● EXERCISE INSTRUCTIONS
Reproduce the listing below character for character; drop every image.

● COLLECTED MATERIAL
========================================================================

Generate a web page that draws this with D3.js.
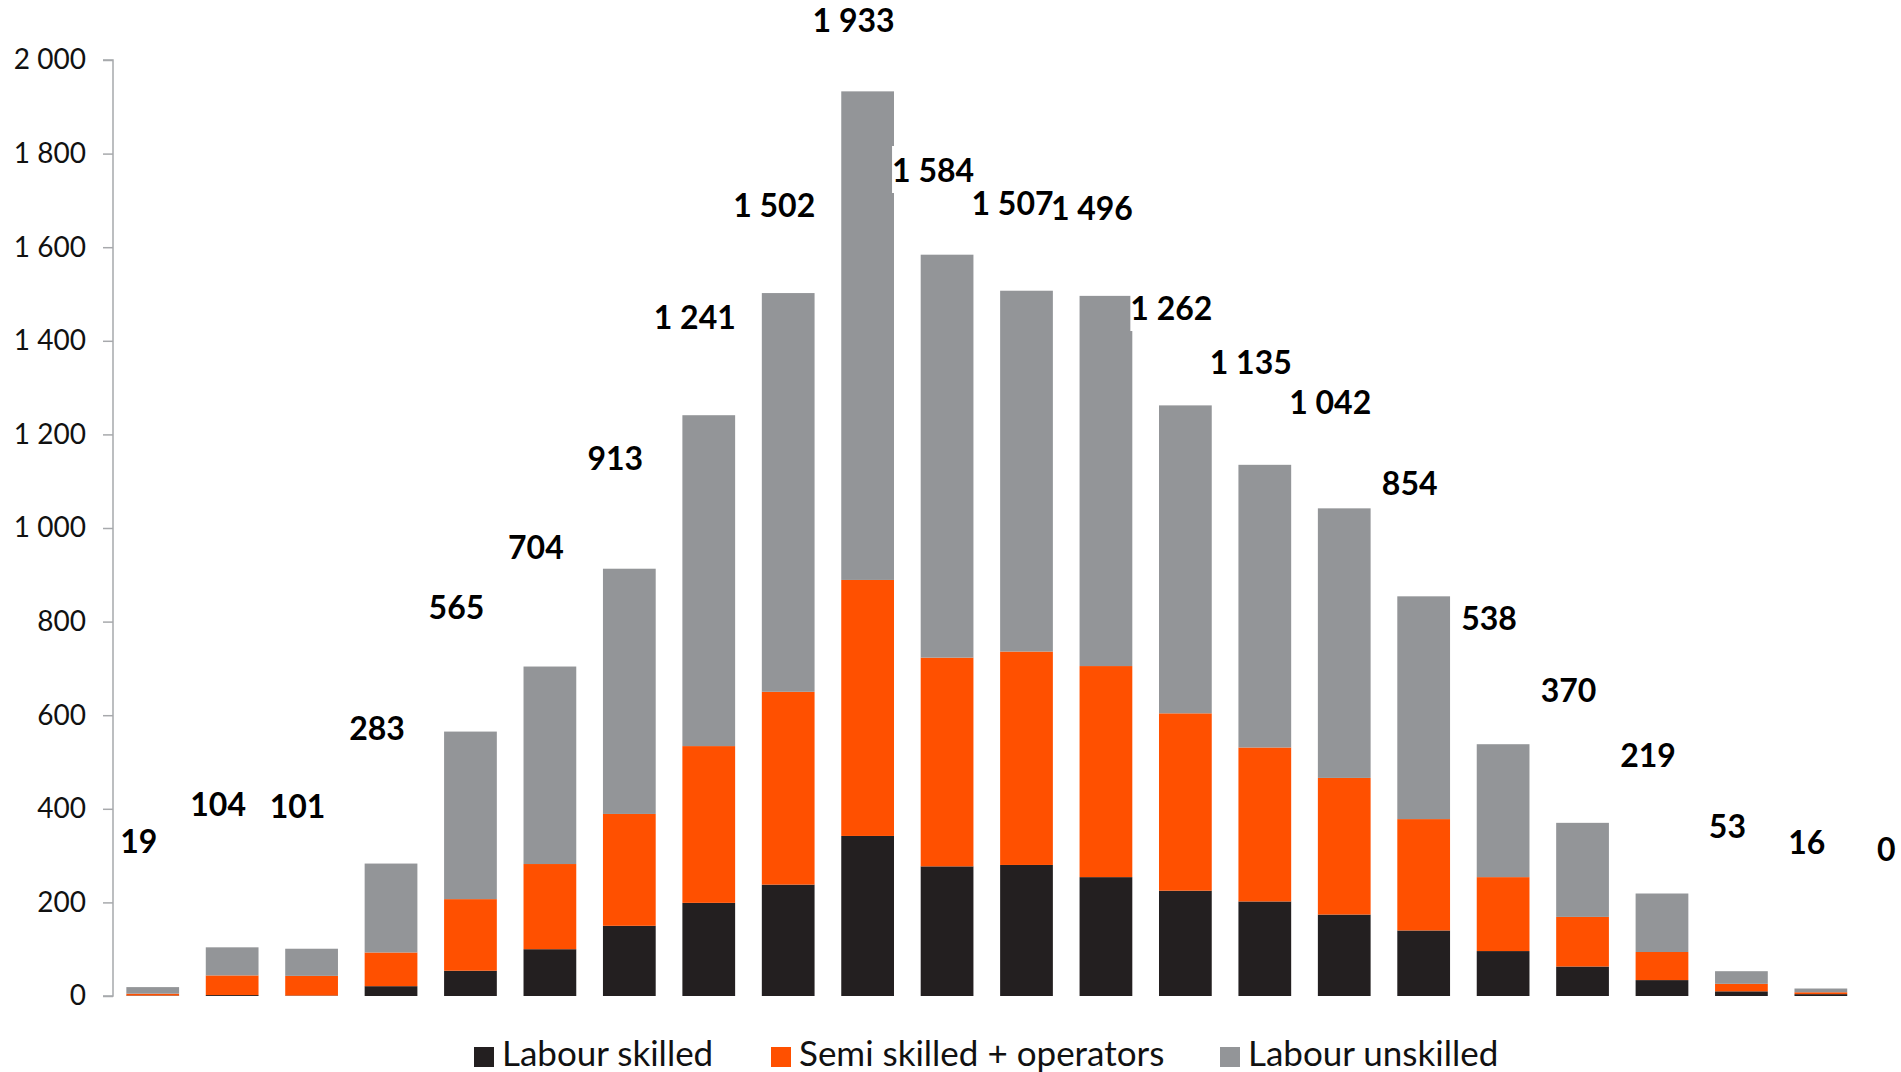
<!DOCTYPE html>
<html lang="en">
<head>
<meta charset="utf-8">
<title></title>
<script src="https://d3js.org/d3.v7.min.js"></script>
<style type="text/css">
body { margin: 0; background: #fff; }
text { font-family: Lato, "Open Sans", sans-serif; }
.axis path, .axis line { stroke: #a7a9ac; stroke-width: 1.5px; }
.axis text { font-size: 28px; fill: #111; }
.total { font-size: 32px; font-weight: bold; fill: #000; }
.legend text { font-size: 35px; fill: #111; }
</style>
</head>
<body>
<svg width="1901" height="1072"></svg>
<script>

// no category names are shown on the x axis, so bars are simply numbered
var categories = d3.range(1, 24).map(String);

var skilled   = [1, 2, 1, 21, 54, 100, 150, 199, 238, 342, 277, 280, 254, 225, 202, 174, 140, 96, 63, 34, 10, 4, 0];
var semi      = [4, 42, 42, 72, 153, 182, 239, 335, 412, 547, 446, 456, 451, 379, 329, 292, 238, 158, 106, 60, 16, 4, 0];
var unskilled = [14, 60, 58, 190, 358, 422, 524, 707, 852, 1044, 861, 771, 791, 658, 604, 576, 476, 284, 201, 125, 27, 8, 0];
var totals    = [19, 104, 101, 283, 565, 704, 913, 1241, 1502, 1933, 1584, 1507, 1496, 1262, 1135, 1042, 854, 538, 370, 219, 53, 16, 0];

var seriesNames = ["Labour skilled", "Semi skilled + operators", "Labour unskilled"];
var yTicks = [0, 200, 400, 600, 800, 1000, 1200, 1400, 1600, 1800, 2000];

var colors = ["#231f20", "#ff5000", "#939598"];
var keys = ["skilled", "semi", "unskilled"];

var svg = d3.select("svg");

var data = categories.map(function(c, i) {
  return {cat: c, skilled: skilled[i], semi: semi[i], unskilled: unskilled[i], total: totals[i]};
});

var x = d3.scaleBand()
    .domain(categories)
    .range([113, 1940])
    .paddingInner(0.336)
    .paddingOuter(0.168);

var y = d3.scaleLinear()
    .domain([0, 2000])
    .range([996, 60]);

// totals sit on their own (secondary) scale, as in the original
var yLabel = d3.scaleLinear()
    .domain([0, 2000])
    .range([y(313), y(313 + 0.916 * 2000)]);

var fmt = function(v) { return d3.format(",")(v).replace(/,/g, " "); };

svg.append("g")
    .attr("class", "axis")
    .attr("transform", "translate(113,0)")
    .call(d3.axisLeft(y).tickValues(yTicks).tickSize(10).tickPadding(17).tickFormat(fmt))
    .call(g => g.select(".domain").attr("d", "M-10," + y(2000) + "H0V" + y(0) + "H-10"));

var stack = d3.stack().keys(keys)(data);

svg.append("g").selectAll("g")
  .data(stack)
  .join("g")
    .attr("fill", (d, i) => colors[i])
  .selectAll("rect")
  .data(d => d)
  .join("rect")
    .attr("x", d => x(d.data.cat))
    .attr("y", d => y(d[1]))
    .attr("width", x.bandwidth())
    .attr("height", d => y(d[0]) - y(d[1]));

// total labels with white boxes behind them (boxes first so no text gets clipped)
var boxes = svg.append("g");
var texts = svg.append("g").selectAll("text")
  .data(data)
  .join("text")
    .attr("class", "total")
    .attr("x", d => x(d.cat) + x.bandwidth() / 2 - 14)
    .attr("y", d => yLabel(d.total))
    .attr("dy", "0.36em")
    .attr("text-anchor", "middle")
    .text(d => fmt(d.total));

texts.each(function() {
  var b = this.getBBox();
  boxes.append("rect")
      .attr("fill", "#fff")
      .attr("x", b.x).attr("y", b.y - 4)
      .attr("width", b.width).attr("height", b.height + 8);
});

// legend
var legendX = [474, 771, 1220];
var legend = svg.append("g").attr("class", "legend");
seriesNames.forEach(function(name, i) {
  legend.append("rect")
      .attr("x", legendX[i]).attr("y", 1047)
      .attr("width", 20).attr("height", 20)
      .attr("fill", colors[i]);
  legend.append("text")
      .attr("x", legendX[i] + 28).attr("y", 1066)
      .text(name);
});

</script>
</body>
</html>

========================================================================

● WRITTEN SOLUTION
Generate a web page that draws this with D3.js.
<!DOCTYPE html>
<html lang="en">
<head>
<meta charset="utf-8">
<title></title>
<script src="https://d3js.org/d3.v7.min.js"></script>
<style type="text/css">
body { margin: 0; background: #fff; }
text { font-family: Lato, "Open Sans", sans-serif; }
.axis path, .axis line { stroke: #a7a9ac; stroke-width: 1.5px; }
.axis text { font-size: 28px; fill: #111; }
.total { font-size: 32px; font-weight: bold; fill: #000; }
.legend text { font-size: 35px; fill: #111; }
</style>
</head>
<body>
<svg width="1901" height="1072"></svg>
<script>

// no category names are shown on the x axis, so bars are simply numbered
var categories = d3.range(1, 24).map(String);

var skilled   = [1, 2, 1, 21, 54, 100, 150, 199, 238, 342, 277, 280, 254, 225, 202, 174, 140, 96, 63, 34, 10, 4, 0];
var semi      = [4, 42, 42, 72, 153, 182, 239, 335, 412, 547, 446, 456, 451, 379, 329, 292, 238, 158, 106, 60, 16, 4, 0];
var unskilled = [14, 60, 58, 190, 358, 422, 524, 707, 852, 1044, 861, 771, 791, 658, 604, 576, 476, 284, 201, 125, 27, 8, 0];
var totals    = [19, 104, 101, 283, 565, 704, 913, 1241, 1502, 1933, 1584, 1507, 1496, 1262, 1135, 1042, 854, 538, 370, 219, 53, 16, 0];

var seriesNames = ["Labour skilled", "Semi skilled + operators", "Labour unskilled"];
var yTicks = [0, 200, 400, 600, 800, 1000, 1200, 1400, 1600, 1800, 2000];

var colors = ["#231f20", "#ff5000", "#939598"];
var keys = ["skilled", "semi", "unskilled"];

var svg = d3.select("svg");

var data = categories.map(function(c, i) {
  return {cat: c, skilled: skilled[i], semi: semi[i], unskilled: unskilled[i], total: totals[i]};
});

var x = d3.scaleBand()
    .domain(categories)
    .range([113, 1940])
    .paddingInner(0.336)
    .paddingOuter(0.168);

var y = d3.scaleLinear()
    .domain([0, 2000])
    .range([996, 60]);

// totals sit on their own (secondary) scale, as in the original
var yLabel = d3.scaleLinear()
    .domain([0, 2000])
    .range([y(313), y(313 + 0.916 * 2000)]);

var fmt = function(v) { return d3.format(",")(v).replace(/,/g, " "); };

svg.append("g")
    .attr("class", "axis")
    .attr("transform", "translate(113,0)")
    .call(d3.axisLeft(y).tickValues(yTicks).tickSize(10).tickPadding(17).tickFormat(fmt))
    .call(g => g.select(".domain").attr("d", "M-10," + y(2000) + "H0V" + y(0) + "H-10"));

var stack = d3.stack().keys(keys)(data);

svg.append("g").selectAll("g")
  .data(stack)
  .join("g")
    .attr("fill", (d, i) => colors[i])
  .selectAll("rect")
  .data(d => d)
  .join("rect")
    .attr("x", d => x(d.data.cat))
    .attr("y", d => y(d[1]))
    .attr("width", x.bandwidth())
    .attr("height", d => y(d[0]) - y(d[1]));

// total labels with white boxes behind them (boxes first so no text gets clipped)
var boxes = svg.append("g");
var texts = svg.append("g").selectAll("text")
  .data(data)
  .join("text")
    .attr("class", "total")
    .attr("x", d => x(d.cat) + x.bandwidth() / 2 - 14)
    .attr("y", d => yLabel(d.total))
    .attr("dy", "0.36em")
    .attr("text-anchor", "middle")
    .text(d => fmt(d.total));

texts.each(function() {
  var b = this.getBBox();
  boxes.append("rect")
      .attr("fill", "#fff")
      .attr("x", b.x).attr("y", b.y - 4)
      .attr("width", b.width).attr("height", b.height + 8);
});

// legend
var legendX = [474, 771, 1220];
var legend = svg.append("g").attr("class", "legend");
seriesNames.forEach(function(name, i) {
  legend.append("rect")
      .attr("x", legendX[i]).attr("y", 1047)
      .attr("width", 20).attr("height", 20)
      .attr("fill", colors[i]);
  legend.append("text")
      .attr("x", legendX[i] + 28).attr("y", 1066)
      .text(name);
});

</script>
</body>
</html>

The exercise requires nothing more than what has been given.